Here are a selection of examples of how the Worker Rights Consortium’s reports have motivated companies to bring about change. By getting your university to join the WRC, you can be part of these significant changes.
In September 2011 NGOs claimed that Gildan, one of the largest garment suppliers to UK universities, sacked six of its workers in Haiti for trying to form a union. It didn’t last long - the Worker Rights Consortium went straight in and undertook an investigation. They showed how this action defied Haitian law, international law and universities’ codes of conduct.
In January this year, Gildan re-hired all but one of its sacked workers. But the case isn’t over until all workers are re-hired and all are given back-pay for unfair dismissal. The Worker Rights Consortium is working to ensure that this happens.
In 2011, 4000 workers lost their jobs when their factory in Cambodia burned down. June Textiles refused to give compensation pay to the workers for the loss of their livelihoods. The Worker Rights Consortium wrote a report that triggered arbitration hearings. In July, the company backed down and agreed to pay compensation.
Fruit of the Loom
In November 2008, Fruit of the Loom’s subsidiary Russell Athletic sacked 1800 workers in their Honduran garment factory after the attempted formation of a union. Universities and students’ unions who bought from Fruit of the Loom were already members of the Worker Rights Consortium. The WRC went in to the factories and their report exposed harassment and abuse of workers and union leaders at the factory.
On the request of the factory workers, this triggered the biggest ever garment boycott in world history. After more than a year of campaigning by People & Planet in the UK and USAS in the US, Russell Athletic backed down. They now allow trade unions to operate in all their Honduran factories.
People & Planet played a key role in this. We’ve now seen how effective WRC membership can be in bringing about industry-wide change.
Our victory over Fruit of the Loom shook the whole industry. Garment companies the world over less able to cheat workers of legitimately owed money without consequences.
However, not long after that victory, in July 2010, a Nike supplier closed down one of their factories. They refused to pay the $1.5million of redundancy pay that was owed to workers at the factory. That could have meant thousands of workers’ families going hungry.

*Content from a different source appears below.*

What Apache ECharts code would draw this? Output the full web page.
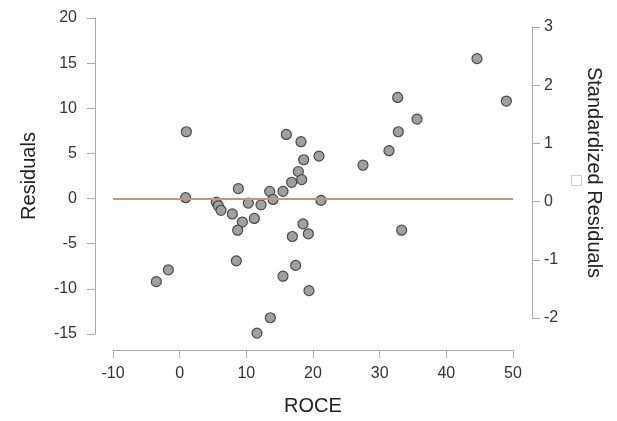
<!DOCTYPE html>
<html>
<head>
<meta charset="utf-8">
<script src="https://cdn.jsdelivr.net/npm/echarts@6/dist/echarts.min.js"></script>
<style>
  html, body { margin: 0; padding: 0; background: #fff; }
  #chart { width: 617px; height: 421px; }
</style>
</head>
<body>
<div id="chart"></div>
<script>
// ROCE vs residuals
const roce = [1.0, 0.9, 16.0, 18.2, 20.9, 18.6, 17.8, 18.3, 16.8, 15.5, 13.5, 14.0, 8.8, 21.2,
  5.5, 5.8, 6.2, 10.3, 12.2, 7.9, 9.4, 11.2, 8.7, 18.5, 19.3, 16.9, 8.5, 17.4, 15.5,
  -1.7, -3.5, 19.4, 13.6, 11.6, 44.6, 49.0, 32.7, 35.6, 32.8, 31.4, 27.5, 33.3];
const residuals = [7.4, 0.1, 7.1, 6.3, 4.7, 4.3, 3.0, 2.1, 1.8, 0.8, 0.8, -0.1, 1.1, -0.2,
  -0.4, -0.8, -1.3, -0.5, -0.7, -1.7, -2.6, -2.2, -3.5, -2.8, -3.9, -4.2, -6.9, -7.4, -8.6,
  -7.9, -9.2, -10.2, -13.2, -14.9, 15.5, 10.8, 11.2, 8.8, 7.4, 5.3, 3.7, -3.5];

// axis ticks [min, max, step]
const roceTicks = [-10, 50, 10];
const residTicks = [-15, 20, 5];
const stdTicks = [-2, 3, 1];

const points = roce.map((x, i) => [x, residuals[i]]);

const font = 'Liberation Sans, Arial, sans-serif';
const axisGrey = '#a8a8a8';
const labelStyle = { color: '#333', fontSize: 16, fontFamily: font };
const nameStyle = { color: '#222', fontSize: 20, fontFamily: font };

const chart = echarts.init(document.getElementById('chart'));
chart.setOption({
  animation: false,
  title: {
    text: '\u25A1',
    left: 565, top: 168,
    textStyle: { color: '#c4c4c4', fontSize: 14, fontWeight: 'normal', fontFamily: 'DejaVu Sans' }
  },
  grid: [
    { left: 113, width: 400, top: 18, height: 320 },
    { left: 113, width: 400, top: 27, height: 291 }
  ],
  xAxis: [{
    gridIndex: 0, type: 'value',
    min: roceTicks[0], max: roceTicks[1], interval: roceTicks[2],
    offset: 16,
    name: 'ROCE', nameLocation: 'middle', nameGap: 46, nameTextStyle: nameStyle,
    axisLine: { onZero: false, lineStyle: { color: axisGrey, width: 1 } },
    axisTick: { length: 8, lineStyle: { color: axisGrey } },
    axisLabel: Object.assign({ margin: 16 }, labelStyle),
    splitLine: { show: false }
  }, {
    gridIndex: 1, type: 'value', show: false, min: 0, max: 1
  }],
  yAxis: [{
    gridIndex: 0, type: 'value', position: 'left',
    min: residTicks[0], max: residTicks[1], interval: residTicks[2],
    offset: 18,
    name: 'Residuals', nameLocation: 'middle', nameGap: 56, nameTextStyle: nameStyle,
    axisLine: { show: true, onZero: false, lineStyle: { color: axisGrey, width: 1 } },
    axisTick: { show: true, length: 8, lineStyle: { color: axisGrey } },
    axisLabel: Object.assign({ margin: 18 }, labelStyle),
    splitLine: { show: false }
  }, {
    gridIndex: 1, type: 'value', position: 'right',
    min: stdTicks[0], max: stdTicks[1], interval: stdTicks[2],
    offset: 19,
    name: 'Standardized Residuals', nameLocation: 'middle', nameRotate: -90, nameGap: 52,
    nameTextStyle: nameStyle,
    axisLine: { show: true, onZero: false, lineStyle: { color: axisGrey, width: 1 } },
    axisTick: { show: true, length: 8, lineStyle: { color: axisGrey } },
    axisLabel: Object.assign({ margin: 12 }, labelStyle),
    splitLine: { show: false }
  }],
  series: [{
    type: 'scatter',
    xAxisIndex: 0, yAxisIndex: 0,
    data: points,
    symbolSize: 10,
    itemStyle: { color: '#a0a0a0', borderColor: '#484848', borderWidth: 1.2, opacity: 1 },
    markLine: {
      silent: true,
      symbol: 'none',
      label: { show: false },
      lineStyle: { color: '#c99090', width: 2, type: 'solid' },
      data: [{ yAxis: 0 }]
    }
  }]
});
</script>
</body>
</html>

Thankfully, there were universities affiliated to the WRC who bought from Nike. The WRC went in and exposed Nike for their malpractice. They asked Nike’s workers what they’d like us to do, and the workers requested a boycott.
After months of campaigning by American students, the simple threat of a UK boycott was enough. Within weeks of hearing that People & Planet were considering taking action against them, Nike backed down and paid their workers the severence pay they were due. This goes to show just how much difference information from the WRC can make.
New Era Cap
Way back in 2001, workers at New Era Cap in Buffalo, USA, went out on strike over new quotas and unfair conditions. The Worker Rights Consortium wrote a report that brought international attention on the company. Universities cancelled contracts and lobbied New Era to resolve the dispute.
After 11 months of strike action and considerable pressure, New Era conceded the workers’ demands. This would not have been possible without the solidarity of people across the USA and Canada. We need to bring that spirit to Britain.